In other words, it appears Sen. Feinstein was up to her ears in the same sort of shenanigans that landed California Rep. Randy “Duke” Cunningham (R) in the slammer. Indeed, it may be that the primary difference between the two is basically that Cunningham was a minor leaguer and a lot dumber than his state’s senior senator.

Melanie Sloan, the executive director of Citizens for Responsible Ethics in Washington, or CREW, usually focuses on the ethical lapses of Republicans and conservatives, but even she is appalled at the way Sen. Feinstein has abused her position. Sloan told a California reporter earlier this month that while”there are a number of members of Congress with conflicts of interest … because of the amount of money involved, Feinstein’s conflict of interest is an order of magnitude greater than those conflicts.”

And the director of the Project on Government Oversight who examined the evidence of wrongdoing assembled by California writer Peter Byrne told him that “the paper trail showing Senator Feinstein’s conflict of interest is irrefutable.”
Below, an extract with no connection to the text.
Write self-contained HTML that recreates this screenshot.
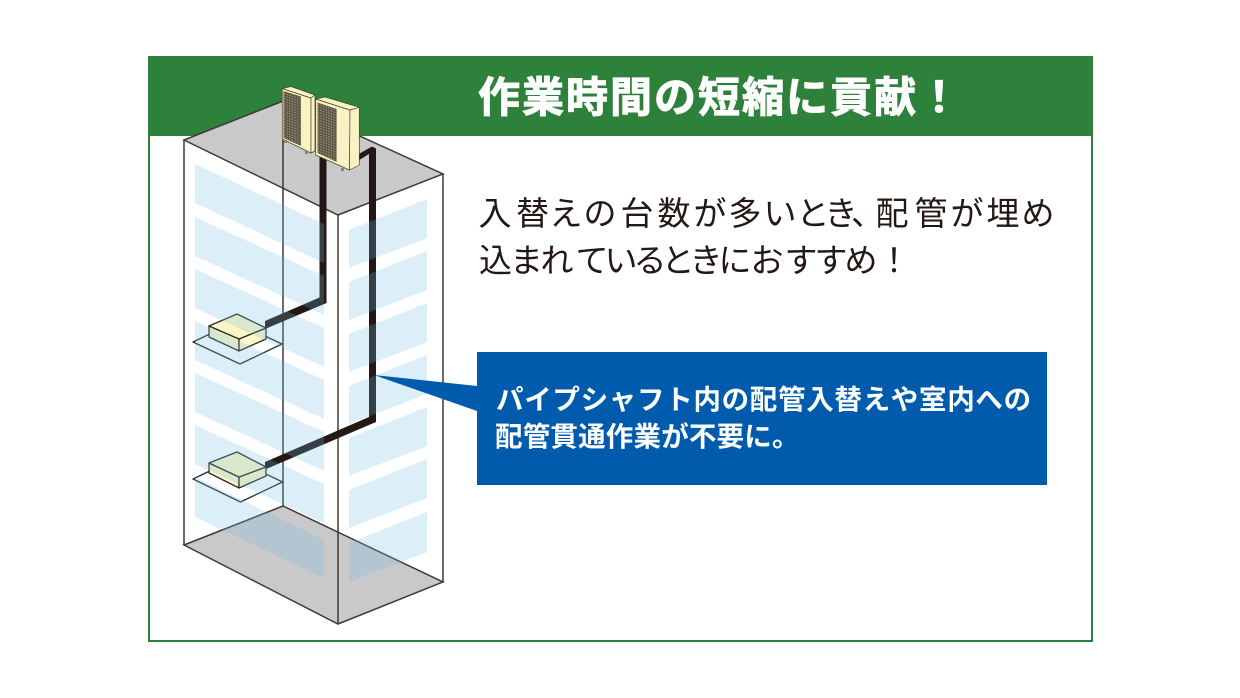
<!DOCTYPE html>
<html lang="ja"><head><meta charset="utf-8"><title>作業時間の短縮に貢献</title>
<style>html,body{margin:0;padding:0;background:#fff}svg{display:block}
text{font-family:"Liberation Sans","Noto Sans CJK JP",sans-serif}</style></head>
<body>
<svg xmlns="http://www.w3.org/2000/svg" width="1240" height="698" viewBox="0 0 1240 698">
<defs>
<pattern id="g" width="2.6" height="2.6" patternUnits="userSpaceOnUse" patternTransform="skewY(18)">
<rect width="2.6" height="2.6" fill="#5d5545"/><rect x=".6" y=".6" width="1.2" height="1.2" fill="#a89f80"/>
</pattern>
</defs>
<rect x="149" y="57" width="943" height="584" fill="#fff" stroke="#2e813b" stroke-width="2"/>
<rect x="148" y="56" width="945" height="80" fill="#2e813b"/>

<polygon points="184,545 283,506 443,582 338,624" fill="#c9c9ca"/>
<polygon points="184,140 283,101 443,174 338,215" fill="#c9c9ca"/>
<g fill="none" stroke="#3f3836" stroke-width="1.5" stroke-linejoin="miter">
<polygon points="184,545 283,506 443,582 338,624"/>
<polygon points="184,140 283,101 443,174 338,215"/>
<path d="M184,140V545M338,215V624M443,174V582M283,140V506"/>
</g>

<g fill="#231815">
<polygon points="319.500,150 326.500,150 326.500,303 265,329 265,321 319.500,297.500"/>
<polygon points="356,155.500 372,146.500 376,148.500 376,422 265,469.500 265,462 369,417 369,154 356,162"/>
</g>

<g stroke="#2c2c2c" stroke-width="1.3" stroke-linejoin="round">
<polygon points="193,342 235,322 282,344 240,364" fill="none"/>
<polygon points="193,479 235,459 282.500,482 240.500,502" fill="none"/>
<polygon points="209,326 239,339 239,351 209,337" fill="#fbf6c5"/>
<polygon points="239,339 266,328 266,339 239,351" fill="#fbf6c5"/>
<polygon points="209,326 237,314 266,328 239,339" fill="#fbf6c5"/>
<polygon points="209,463 239,477 239,488 209,473" fill="#fbf6c5"/>
<polygon points="239,477 266,467 266,476 239,488" fill="#fbf6c5"/>
<polygon points="209,463 237,452 266,467 239,477" fill="#fbf6c5"/>
</g>

<g fill="rgb(112,186,226)" fill-opacity=".245">
<polygon points="195,164 324,224 324,263 195,203"/>
<polygon points="195,217 324,276 324,315 195,256"/>
<polygon points="195,269 324,328 324,367 195,308"/>
<polygon points="195,321 324,380 324,419 195,360"/>
<polygon points="195,373 324,432 324,471 195,412"/>
<polygon points="195,425 324,484 324,523 195,464"/>
<polygon points="195,477 324,540 324,578 195,517"/>
<polygon points="349,230 427,199 427,238 349,268"/>
<polygon points="349,282 427,251 427,290 349,320"/>
<polygon points="349,334 427,303 427,342 349,372"/>
<polygon points="349,386 427,355 427,394 349,424"/>
<polygon points="349,438 427,407 427,446 349,476"/>
<polygon points="349,490 427,459 427,498 349,528"/>
<polygon points="349,543 427,512 427,552 349,582"/>
</g>

<g stroke="#4a4430" stroke-width=".7" stroke-linejoin="round">
<polygon points="282.300,88.500 311,98 311,153 282.300,139" fill="#f9f3c3"/>
<polygon points="282.300,88.500 291,86.500 315,95 311,98" fill="#f9f3c3"/>
<polygon points="311,98 315,95 315,151 311,153" fill="#f9f3c3"/>
<polygon points="283.500,91 301,96.500 301,146 283.500,138" fill="url(#g)" stroke="none"/>
<polygon points="315.700,99 350,110 349.500,170 315.700,155" fill="#f9f3c3"/>
<polygon points="315.700,99 325,97 359.300,107.300 350,110" fill="#f9f3c3"/>
<polygon points="350,110 359.300,107.300 359.300,165 349.500,170" fill="#f9f3c3"/>
<polygon points="317.500,102.500 336.700,109 336.700,162 317.500,153" fill="url(#g)" stroke="none"/>
</g>
<g fill="#8a8576">
<rect x="284" y="140" width="3" height="3"/><rect x="305" y="151" width="3" height="3"/>
<rect x="341" y="168" width="3" height="3"/>
</g>

<polygon points="374,375 477,386 477,411" fill="#005bac"/>
<rect x="477" y="352" width="570" height="133" fill="#005bac"/>

<text x="478" y="112" fill="#fff" font-size="42" font-weight="700" stroke="#fff" stroke-width="1" letter-spacing="2">作業時間の短縮に貢献！</text>
<text x="478.500 516 549.500 583.500 620.500 657.500 693.500 728.500 763.500 796.500 824.500 851 875.500 914.500 950.500 986.500 1021.500" y="225" fill="#231815" font-size="33">入替えの台数が多いとき、配管が埋め</text>
<text x="479 510 540.500 575.500 604.500 633.500 661.500 689.500 718.500 750.500 784.500 814.500 844.500 877.500" y="272" fill="#231815" font-size="33">込まれているときにおすすめ！</text>
<text x="496" y="409" fill="#fff" font-size="27.500" font-weight="700" letter-spacing=".7">パイプシャフト内の配管入替えや室内への</text>
<text x="495" y="446" fill="#fff" font-size="27.500" font-weight="700" letter-spacing=".2">配管貫通作業が不要に。</text>
</svg>
</body></html>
It may be irrefutable, but she almost got away without anyone even knowing what she was up to. Her colleagues on the subcommittee, for example, had no reason even to suspect that she knew what companies might benefit from her decisions because that information is routinely withheld to avoid favoritism. What they didn’t know was that her chief legal adviser, who also happened to be a business partner of her husband’s and the vice chairman of one of the companies involved, was secretly forwarding her lists of projects and appropriation requests that were coming before the committee and in which she and her husband had an interest — information that has only come to light recently as a result of the efforts of several California investigative reporters.

This adviser insists — apparently with a straight face — that he provided the information to Feinstein’s chief of staff so that she could recuse herself in cases where there might be a conflict. He says that he assumes she did so. The public record, however, indicates that she went right ahead and fought for these same projects.

During this period the two companies, URS of San Francisco and the Perini Corporation of Framingham, Mass., were controlled by Feinstein’s husband, Richard C. Blum, and were awarded a combined total of over $1.5 billion in government business thanks in large measure to her subcommittee. That’s a lot of money even here in Washington.
Interestingly, she left the subcommittee in late 2005 at about the same time her husband sold his stake in both companies. Their combined net worth increased that year with the sale of the two companies by some 25 percent, to more than $40 million.

In spite of the blatant appearance of corruption, no major publication has picked up on the story, the Senate Ethics Committee has reportedly let her slip by, and she is now chairing the Senate Rules Committee, which puts her in charge of making sure her colleagues act ethically and avoid the sorts of conflicts of interest with which she is personally and so obviously familiar.